Describing the encounter twelve days later, Thoreau confessed that Whitman “is essentially strange to me,” a strangeness compounded by Whitman’s claim during their talk that “I misapprehended him. I am not quite sure that I do.” “Among the few things which I chanced to say,” Thoreau reported, “I remember that one was, in answer to him as representing America, that I did not think much of America or of politics, and so on, which may have been somewhat of a damper to him.” Thoreau took a much more radical view of the issues involved in “The Eighteenth Presidency!” (“It is hard to have a Southern overseer; it is worse to have a Northern one,” he had said in Walden, “but worst of all when you are the slave-driver of yourself.”) Each had his own vector of self-willed resistance to a trade- and conformity-minded society.
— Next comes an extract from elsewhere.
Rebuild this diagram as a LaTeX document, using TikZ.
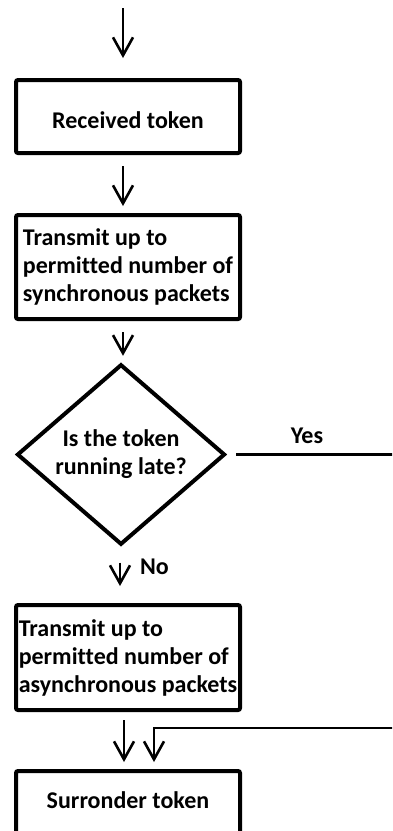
\documentclass[tikz,border=0pt]{standalone}
\usepackage{fontspec}
\setmainfont[Ligatures=NoCommon]{Carlito}
\usetikzlibrary{shapes.geometric,arrows.meta}
\tikzset{
    every node/.style={font=\bfseries\fontsize{24}{28}\selectfont}
}
\tikzset{
    stepbox/.style={draw, line width=4pt, rounded corners=2pt,
    	minimum width=224pt, inner sep=0pt, align=left}
}
\tikzset{
    decision/.style={diamond, draw, line width=4pt, minimum width=208pt,
    	minimum height=148pt, inner sep=0pt, align=center}
}
\tikzset{
	flow/.style={line width=2.6pt, -{Straight Barb[length=18pt,width=20pt]}}
}

\begin{document}
\begin{tikzpicture}[x=1pt, y=-1pt]
	\clip (0,0) rectangle (392,831);
	\coordinate (0) at (123,8);
	\node (1) [stepbox, anchor=base, text height=48pt, text depth=25pt] at (128,128) {Received token};
	\node (2) [stepbox, minimum height=104pt] at (128,267) {Transmit up to\\permitted number of\\synchronous packets};
	\node (3) [decision] at (121,454.5) {Is the token\\running late?};
	\node (4) [stepbox, minimum height=105pt] at (128,657.5) {Transmit up to\\permitted number of\\asynchronous packets};
	\node (5) [stepbox, anchor=base, text height=37pt, text depth=50pt] at (128,808) {Surronder token};
	\node (yes) [anchor=base] at (307,443) {Yes};
	\node (no) [anchor=base] at (154.5,574) {No};
	
	\draw[flow, shorten >=20pt] (0) -- ([xshift=-5pt]1.north);
	\draw[flow, shorten <=11pt, shorten >=7pt] ([xshift=-5pt]1.south) -- ([xshift=-5pt]2.north);
	\draw[flow, shorten <=11pt, shorten >=6.5pt] ([xshift=-5pt]2.south) -- ([xshift=2pt]3.north);
	\draw[flow, shorten <=16pt, shorten >=17pt] ([xshift=-1pt]3.south) -- ([xshift=-8pt]4.north);
	\draw[flow, shorten <=8pt, shorten >=7pt] ([xshift=-4pt]4.south) -- ([xshift=-4pt]5.north);
	\draw[flow, shorten <=9pt, shorten >=7pt] (3.east) -- (400,454.5) -- (400,728) -| ([xshift=26pt]5.north);
\end{tikzpicture}
\end{document}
    A great city is that which has the greatest men and women,

    If it be a few ragged huts it is still the greatest city in the world,

Walt proclaimed, and Henry, who knew about huts and life reduced to simplest terms, could approve the sentiment, if not the precise words in which it was put. “Great” was one of Walt’s cherished words, while “true” was one of Henry’s, and correspondingly Henry’s style of dissent was often cool, mocking and precise, nervous and spare. Politics of the sort Walt concerned himself with seemed to Henry “something so superficial and inhuman that practically I have never fairly recognized that it concerns me at all.” And as for obligations to the democratic mass—“I feel that my connections with and obligations to society are still very slight and transient.” His gibe about America, politics “and so on,” intended partly as a corrective to demagogic rant and naïve optimism, seemed to Walt only to reflect a disagreeable trait that Thoreau, in most respects an admirable person in word and deed, an ally, shared with the mighty Carlyle: “disdain” for ordinary people, “inability to appreciate the average life,” altogether “a very aggravated case of superciliousness.” Walt came to believe that literary New Englanders in general were snobbish, reserved and antidemocratic—“Emerson is the only sweet one among them and he has been spoilt by them”—although Thoreau, like Emerson and Alcott, had come considerably more than half way to meet him.

Thoreau had his asperities and his cold side, there was no doubt of it. “As for taking Thoreau’s arm,” a Concord woman remarked, “I should as soon take the arm of an elm tree.” It was the elm-tree Thoreau whom Whitman saw, not the hot convert who later carried his copy of Leaves of Grass like a red flag through the streets of Concord. A month after their meeting, Thoreau was still discovering in “Song of Myself” and “Crossing Brooklyn Ferry” not only “more good” than he had known for a long time but the force of revelation. Whitman’s “alarum or trumpet-note ringing through the American camp” Henry was to hear again when Captain John Brown rode on Harpers Ferry.

A prude when it came to sexual matters, Thoreau found “two or three pieces” in Leaves of Grass “which are disagreeable, to say the least; simply sensual. It is as if the beasts spoke. I think that men have not been ashamed of themselves without reason. No doubt there have always been dens where such deeds were unblushingly recited, and it is no merit to compete with the inhabitants. But even on this side he has spoken more truth than any American or modern that I know. . . . He occasionally suggests something a little more than human. You can’t confound him with the other inhabitants of Brooklyn or New York. How they must shudder when they read him!” Thoreau had neither snapped nor run. “Since I have seen him I find that I am not disturbed by any brag or egotism in his book. He may turn out to be the least of a braggart of all, having a better right to be confident. He is a great fellow.”